Kyle Wheatley (left) celebrates his victory with Martin House founder Cody Martin. Photo by Edward Brown

You can thank homebrewers for the craft beerplosion we’re awash in.

The head brewers of Rahr & Sons, Panther Island, and The Collective Brewing Project all share one thing in common — a beer-making journey that started from home. Martin House Brewing Company’s head brewer and cofounder is no exception. For the past four years, Cody Martin and his brewery staff have organized The Riverside Shootout Homebrew Competition, in which dozens of individuals and teams compete in the Riverside area for the chance to have their beer brewed by Martin House. Last Saturday marked the first time non-homebrewers (a.k.a. people like me) could sample the offerings. We came by the hundreds.

And brewers came by the dozens. As required by the Texas Alcoholic Beverage Commission, the homebrewed beer can’t be sold, just given away. With triple-digit heat from a relentless afternoon sun, I dived right in.


TBD Brewing’s heavily roasted barrel-aged Winter Warmer and clove-kissed traditional hefeweizen were a welcome start. Keyworth Brewing was slinging a fiendishly delicious smoked pale ale while Brutal Beerworks served a frothy pineapple milkshake IPA that I craved for days afterward. 

Martin was busy, chatting with guests and keeping the event going smoothly, but he took a break to tell me why his brewery organizes the annual competition and tour. 

“I started as a homebrewer,” he said. “The homebrew community as a whole was an awesome resource for me. I want to pay it forward.”

During the competition portion, teams were given Martin House grain, hops, and yeast and then encouraged to brew something that the brewery hadn’t “thought of yet.”

After our chat, I headed back to the beer tents. Fort Brewing Company’s Samantha Jo Glenn said her team avoided brewing recipes and styles that have already been made by Martin House. As we chatted, she handed me a pour of her team’s Blueberry Double IPA. The violet-hued ale had all the welcome aroma and flavor of its namesake fruit. 

Many of the teams pouring that day that I spoke with dream of opening up a brewpub or brewery one day. Glenn said her team is finalizing plans for a brewpub concept that may open in the near future.

“We’re not quite ready to reveal those plans,” she said. “Hopefully, we can announce it soon.”  

Two hours into the tour, Martin announced the top three prizes. 

“A couple months ago, [the competitors] here brought their homebrew systems to Martin House,” he said. “We told them to brew something really wild, brew something we’ve never thought of before.”

The winning beer will be launched in November.

Third place went to Eric Johnson with Brutal Beerworks for his Peach Ryewine. In second place was a cocktail-inspired beer, Speak Easy, from The Fort Brewing Company.
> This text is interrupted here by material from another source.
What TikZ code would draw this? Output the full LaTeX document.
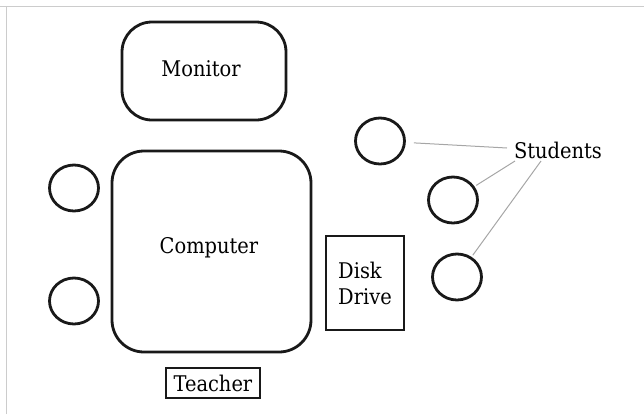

The Wheat Field Brewing team earned top prize (and $500) for their Strawberry Graham Cracker Ale. 

Wheat Field cofounder Kyle Wheatley was thrilled. After the announcment, the line for Wheatley’s strawberry ale grew exponentially. 

The victory, he said, feels “incredible –– I made beer in graduate school because I couldn’t afford beer at the time. Making this beer was a lot of fun for me and [Wheat Field cofounder] Kevin Fielder.”

The winning recipe, he said, was discovered by happenchance when Wheatley and Fielder “hit a wall” trying to decide which beer to enter into the Riverside Shootout. A friend pitched the idea of a strawberry shortcake-type beer. 

“We don’t have strawberry beer,” Martin said about the winner. “It was perfect.”

If any of the brewery teams plan to get into the professional beer business soon, they will be in good company. Later this year, Cowtown Brewing Company plans to open a brewpub/barbecue joint just east of downtown, and New Main Brewing Company is under construction in Pantego (near Arlington). Martin admitted the craft beer market is decidedly more crowded than when Martin House opened more than four years ago, but there’s still room for growth, he said.

“I think it’s a realistic goal,” he said. Anyone opening a new brewery has “to understand beer and understand financing and business. We were the second [craft] brewery in Fort Worth and the sixth in [North Texas]. We could walk into a bar and say, ‘We are the new brewery.’ Bars and restaurants wanted new beers. It’s not like that anymore.”

Then he looked back on the homebrewed beers he tried that day.

“I think some of the people here do have what it takes,” he said.